━━━━━ Data provided

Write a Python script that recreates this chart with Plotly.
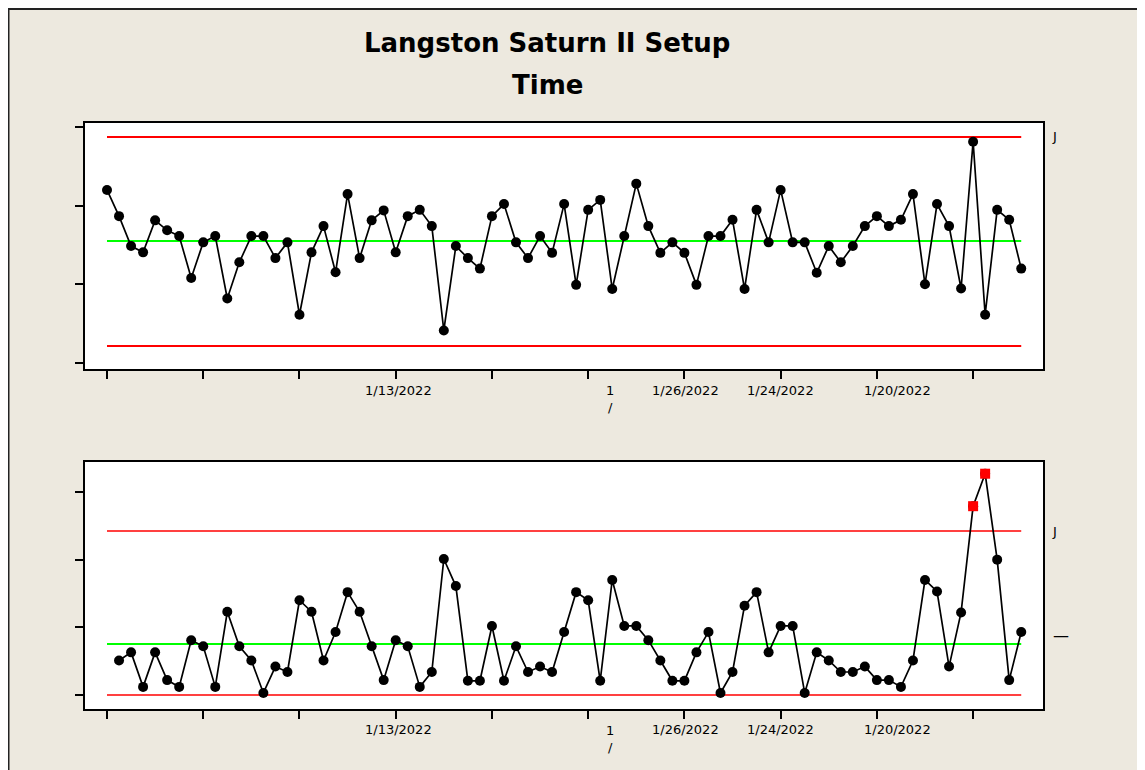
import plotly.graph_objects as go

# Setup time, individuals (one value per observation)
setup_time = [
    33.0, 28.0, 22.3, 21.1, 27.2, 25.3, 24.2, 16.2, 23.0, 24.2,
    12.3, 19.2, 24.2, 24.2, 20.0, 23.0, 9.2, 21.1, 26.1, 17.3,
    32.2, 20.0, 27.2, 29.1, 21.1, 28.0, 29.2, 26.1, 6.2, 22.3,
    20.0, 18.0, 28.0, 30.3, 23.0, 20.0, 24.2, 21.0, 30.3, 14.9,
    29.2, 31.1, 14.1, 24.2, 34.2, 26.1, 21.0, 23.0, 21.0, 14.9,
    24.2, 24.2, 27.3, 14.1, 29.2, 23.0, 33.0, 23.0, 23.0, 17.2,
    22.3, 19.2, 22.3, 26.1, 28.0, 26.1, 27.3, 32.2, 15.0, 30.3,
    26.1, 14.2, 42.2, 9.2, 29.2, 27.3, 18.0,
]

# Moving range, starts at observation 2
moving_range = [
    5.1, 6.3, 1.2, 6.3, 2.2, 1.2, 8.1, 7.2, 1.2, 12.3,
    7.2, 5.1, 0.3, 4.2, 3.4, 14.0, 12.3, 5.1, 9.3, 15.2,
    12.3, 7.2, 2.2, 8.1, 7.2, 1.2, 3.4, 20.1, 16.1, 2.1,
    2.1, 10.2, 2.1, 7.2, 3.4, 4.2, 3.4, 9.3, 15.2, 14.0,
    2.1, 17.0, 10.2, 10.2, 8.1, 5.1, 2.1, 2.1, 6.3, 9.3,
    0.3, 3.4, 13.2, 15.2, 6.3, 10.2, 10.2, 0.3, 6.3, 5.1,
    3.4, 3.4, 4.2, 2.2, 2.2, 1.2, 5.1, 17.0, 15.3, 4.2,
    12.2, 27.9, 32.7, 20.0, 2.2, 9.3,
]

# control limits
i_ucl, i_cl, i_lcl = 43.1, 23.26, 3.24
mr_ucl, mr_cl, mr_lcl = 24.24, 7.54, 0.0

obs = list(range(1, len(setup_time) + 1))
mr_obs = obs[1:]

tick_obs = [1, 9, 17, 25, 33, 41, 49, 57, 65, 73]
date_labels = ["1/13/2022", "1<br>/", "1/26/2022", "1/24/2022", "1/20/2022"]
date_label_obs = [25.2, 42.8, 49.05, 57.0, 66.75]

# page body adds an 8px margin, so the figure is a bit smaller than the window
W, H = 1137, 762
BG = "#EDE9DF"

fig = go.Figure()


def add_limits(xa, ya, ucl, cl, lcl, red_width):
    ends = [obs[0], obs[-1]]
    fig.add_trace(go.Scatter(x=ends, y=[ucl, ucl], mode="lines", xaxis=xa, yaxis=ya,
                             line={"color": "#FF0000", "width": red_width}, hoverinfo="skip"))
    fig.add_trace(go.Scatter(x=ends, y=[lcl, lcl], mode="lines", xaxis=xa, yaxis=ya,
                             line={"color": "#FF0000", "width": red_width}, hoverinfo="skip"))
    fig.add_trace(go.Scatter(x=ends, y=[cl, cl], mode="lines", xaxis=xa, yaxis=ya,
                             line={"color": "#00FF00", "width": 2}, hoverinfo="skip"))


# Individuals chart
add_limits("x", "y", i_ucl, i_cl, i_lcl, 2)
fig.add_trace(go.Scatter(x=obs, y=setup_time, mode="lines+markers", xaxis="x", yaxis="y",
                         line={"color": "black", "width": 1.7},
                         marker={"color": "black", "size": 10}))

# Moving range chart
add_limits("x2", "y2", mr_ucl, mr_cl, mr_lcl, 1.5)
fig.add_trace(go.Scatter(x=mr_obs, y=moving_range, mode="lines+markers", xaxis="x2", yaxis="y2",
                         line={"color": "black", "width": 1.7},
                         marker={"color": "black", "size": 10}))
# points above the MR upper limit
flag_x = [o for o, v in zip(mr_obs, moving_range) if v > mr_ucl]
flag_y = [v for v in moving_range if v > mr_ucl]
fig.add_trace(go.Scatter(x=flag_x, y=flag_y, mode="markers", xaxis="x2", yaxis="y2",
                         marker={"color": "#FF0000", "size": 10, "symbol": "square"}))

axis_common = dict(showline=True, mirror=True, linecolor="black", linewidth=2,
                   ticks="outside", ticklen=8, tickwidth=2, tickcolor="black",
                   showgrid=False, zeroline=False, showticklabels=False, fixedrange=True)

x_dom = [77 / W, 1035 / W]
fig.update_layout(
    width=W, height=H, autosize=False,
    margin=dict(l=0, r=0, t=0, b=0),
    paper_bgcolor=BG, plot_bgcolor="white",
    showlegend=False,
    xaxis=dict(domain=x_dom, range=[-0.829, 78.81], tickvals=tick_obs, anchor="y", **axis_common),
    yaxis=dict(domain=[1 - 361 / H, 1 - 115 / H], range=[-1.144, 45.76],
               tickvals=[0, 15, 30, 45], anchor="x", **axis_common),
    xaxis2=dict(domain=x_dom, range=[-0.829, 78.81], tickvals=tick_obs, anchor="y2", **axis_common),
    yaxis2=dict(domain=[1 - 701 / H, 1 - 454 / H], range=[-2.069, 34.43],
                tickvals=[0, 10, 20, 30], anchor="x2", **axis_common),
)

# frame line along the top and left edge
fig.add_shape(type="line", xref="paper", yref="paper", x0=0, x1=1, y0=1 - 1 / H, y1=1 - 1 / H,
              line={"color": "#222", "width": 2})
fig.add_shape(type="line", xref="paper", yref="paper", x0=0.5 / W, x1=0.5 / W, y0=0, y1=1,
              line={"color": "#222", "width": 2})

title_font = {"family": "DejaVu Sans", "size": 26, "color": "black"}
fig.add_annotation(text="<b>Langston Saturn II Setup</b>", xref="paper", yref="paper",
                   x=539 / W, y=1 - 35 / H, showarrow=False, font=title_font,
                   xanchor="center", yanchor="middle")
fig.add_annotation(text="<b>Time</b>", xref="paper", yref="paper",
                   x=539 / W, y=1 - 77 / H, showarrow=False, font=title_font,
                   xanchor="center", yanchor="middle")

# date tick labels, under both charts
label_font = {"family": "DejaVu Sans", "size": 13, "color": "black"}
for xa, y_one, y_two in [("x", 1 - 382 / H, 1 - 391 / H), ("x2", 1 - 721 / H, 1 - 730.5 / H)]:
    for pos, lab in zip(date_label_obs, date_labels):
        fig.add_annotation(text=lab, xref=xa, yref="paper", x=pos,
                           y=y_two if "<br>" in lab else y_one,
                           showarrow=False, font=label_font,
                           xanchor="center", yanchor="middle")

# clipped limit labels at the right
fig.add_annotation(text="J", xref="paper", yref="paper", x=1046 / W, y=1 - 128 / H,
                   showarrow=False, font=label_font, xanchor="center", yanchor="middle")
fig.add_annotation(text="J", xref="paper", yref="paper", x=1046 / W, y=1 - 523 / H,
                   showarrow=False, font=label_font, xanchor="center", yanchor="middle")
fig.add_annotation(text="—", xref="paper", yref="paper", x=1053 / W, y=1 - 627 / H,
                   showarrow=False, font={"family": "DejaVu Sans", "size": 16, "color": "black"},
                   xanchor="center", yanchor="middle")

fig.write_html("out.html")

━━━━━━━━━━

What you need to do: Return each line exactly as written. Any picture gets left out.

Output for this exercise:
Write a Python script that recreates this chart with Plotly.
import plotly.graph_objects as go

# Setup time, individuals (one value per observation)
setup_time = [
    33.0, 28.0, 22.3, 21.1, 27.2, 25.3, 24.2, 16.2, 23.0, 24.2,
    12.3, 19.2, 24.2, 24.2, 20.0, 23.0, 9.2, 21.1, 26.1, 17.3,
    32.2, 20.0, 27.2, 29.1, 21.1, 28.0, 29.2, 26.1, 6.2, 22.3,
    20.0, 18.0, 28.0, 30.3, 23.0, 20.0, 24.2, 21.0, 30.3, 14.9,
    29.2, 31.1, 14.1, 24.2, 34.2, 26.1, 21.0, 23.0, 21.0, 14.9,
    24.2, 24.2, 27.3, 14.1, 29.2, 23.0, 33.0, 23.0, 23.0, 17.2,
    22.3, 19.2, 22.3, 26.1, 28.0, 26.1, 27.3, 32.2, 15.0, 30.3,
    26.1, 14.2, 42.2, 9.2, 29.2, 27.3, 18.0,
]

# Moving range, starts at observation 2
moving_range = [
    5.1, 6.3, 1.2, 6.3, 2.2, 1.2, 8.1, 7.2, 1.2, 12.3,
    7.2, 5.1, 0.3, 4.2, 3.4, 14.0, 12.3, 5.1, 9.3, 15.2,
    12.3, 7.2, 2.2, 8.1, 7.2, 1.2, 3.4, 20.1, 16.1, 2.1,
    2.1, 10.2, 2.1, 7.2, 3.4, 4.2, 3.4, 9.3, 15.2, 14.0,
    2.1, 17.0, 10.2, 10.2, 8.1, 5.1, 2.1, 2.1, 6.3, 9.3,
    0.3, 3.4, 13.2, 15.2, 6.3, 10.2, 10.2, 0.3, 6.3, 5.1,
    3.4, 3.4, 4.2, 2.2, 2.2, 1.2, 5.1, 17.0, 15.3, 4.2,
    12.2, 27.9, 32.7, 20.0, 2.2, 9.3,
]

# control limits
i_ucl, i_cl, i_lcl = 43.1, 23.26, 3.24
mr_ucl, mr_cl, mr_lcl = 24.24, 7.54, 0.0

obs = list(range(1, len(setup_time) + 1))
mr_obs = obs[1:]

tick_obs = [1, 9, 17, 25, 33, 41, 49, 57, 65, 73]
date_labels = ["1/13/2022", "1<br>/", "1/26/2022", "1/24/2022", "1/20/2022"]
date_label_obs = [25.2, 42.8, 49.05, 57.0, 66.75]

# page body adds an 8px margin, so the figure is a bit smaller than the window
W, H = 1137, 762
BG = "#EDE9DF"

fig = go.Figure()


def add_limits(xa, ya, ucl, cl, lcl, red_width):
    ends = [obs[0], obs[-1]]
    fig.add_trace(go.Scatter(x=ends, y=[ucl, ucl], mode="lines", xaxis=xa, yaxis=ya,
                             line={"color": "#FF0000", "width": red_width}, hoverinfo="skip"))
    fig.add_trace(go.Scatter(x=ends, y=[lcl, lcl], mode="lines", xaxis=xa, yaxis=ya,
                             line={"color": "#FF0000", "width": red_width}, hoverinfo="skip"))
    fig.add_trace(go.Scatter(x=ends, y=[cl, cl], mode="lines", xaxis=xa, yaxis=ya,
                             line={"color": "#00FF00", "width": 2}, hoverinfo="skip"))


# Individuals chart
add_limits("x", "y", i_ucl, i_cl, i_lcl, 2)
fig.add_trace(go.Scatter(x=obs, y=setup_time, mode="lines+markers", xaxis="x", yaxis="y",
                         line={"color": "black", "width": 1.7},
                         marker={"color": "black", "size": 10}))

# Moving range chart
add_limits("x2", "y2", mr_ucl, mr_cl, mr_lcl, 1.5)
fig.add_trace(go.Scatter(x=mr_obs, y=moving_range, mode="lines+markers", xaxis="x2", yaxis="y2",
                         line={"color": "black", "width": 1.7},
                         marker={"color": "black", "size": 10}))
# points above the MR upper limit
flag_x = [o for o, v in zip(mr_obs, moving_range) if v > mr_ucl]
flag_y = [v for v in moving_range if v > mr_ucl]
fig.add_trace(go.Scatter(x=flag_x, y=flag_y, mode="markers", xaxis="x2", yaxis="y2",
                         marker={"color": "#FF0000", "size": 10, "symbol": "square"}))

axis_common = dict(showline=True, mirror=True, linecolor="black", linewidth=2,
                   ticks="outside", ticklen=8, tickwidth=2, tickcolor="black",
                   showgrid=False, zeroline=False, showticklabels=False, fixedrange=True)

x_dom = [77 / W, 1035 / W]
fig.update_layout(
    width=W, height=H, autosize=False,
    margin=dict(l=0, r=0, t=0, b=0),
    paper_bgcolor=BG, plot_bgcolor="white",
    showlegend=False,
    xaxis=dict(domain=x_dom, range=[-0.829, 78.81], tickvals=tick_obs, anchor="y", **axis_common),
    yaxis=dict(domain=[1 - 361 / H, 1 - 115 / H], range=[-1.144, 45.76],
               tickvals=[0, 15, 30, 45], anchor="x", **axis_common),
    xaxis2=dict(domain=x_dom, range=[-0.829, 78.81], tickvals=tick_obs, anchor="y2", **axis_common),
    yaxis2=dict(domain=[1 - 701 / H, 1 - 454 / H], range=[-2.069, 34.43],
                tickvals=[0, 10, 20, 30], anchor="x2", **axis_common),
)

# frame line along the top and left edge
fig.add_shape(type="line", xref="paper", yref="paper", x0=0, x1=1, y0=1 - 1 / H, y1=1 - 1 / H,
              line={"color": "#222", "width": 2})
fig.add_shape(type="line", xref="paper", yref="paper", x0=0.5 / W, x1=0.5 / W, y0=0, y1=1,
              line={"color": "#222", "width": 2})

title_font = {"family": "DejaVu Sans", "size": 26, "color": "black"}
fig.add_annotation(text="<b>Langston Saturn II Setup</b>", xref="paper", yref="paper",
                   x=539 / W, y=1 - 35 / H, showarrow=False, font=title_font,
                   xanchor="center", yanchor="middle")
fig.add_annotation(text="<b>Time</b>", xref="paper", yref="paper",
                   x=539 / W, y=1 - 77 / H, showarrow=False, font=title_font,
                   xanchor="center", yanchor="middle")

# date tick labels, under both charts
label_font = {"family": "DejaVu Sans", "size": 13, "color": "black"}
for xa, y_one, y_two in [("x", 1 - 382 / H, 1 - 391 / H), ("x2", 1 - 721 / H, 1 - 730.5 / H)]:
    for pos, lab in zip(date_label_obs, date_labels):
        fig.add_annotation(text=lab, xref=xa, yref="paper", x=pos,
                           y=y_two if "<br>" in lab else y_one,
                           showarrow=False, font=label_font,
                           xanchor="center", yanchor="middle")

# clipped limit labels at the right
fig.add_annotation(text="J", xref="paper", yref="paper", x=1046 / W, y=1 - 128 / H,
                   showarrow=False, font=label_font, xanchor="center", yanchor="middle")
fig.add_annotation(text="J", xref="paper", yref="paper", x=1046 / W, y=1 - 523 / H,
                   showarrow=False, font=label_font, xanchor="center", yanchor="middle")
fig.add_annotation(text="—", xref="paper", yref="paper", x=1053 / W, y=1 - 627 / H,
                   showarrow=False, font={"family": "DejaVu Sans", "size": 16, "color": "black"},
                   xanchor="center", yanchor="middle")

fig.write_html("out.html")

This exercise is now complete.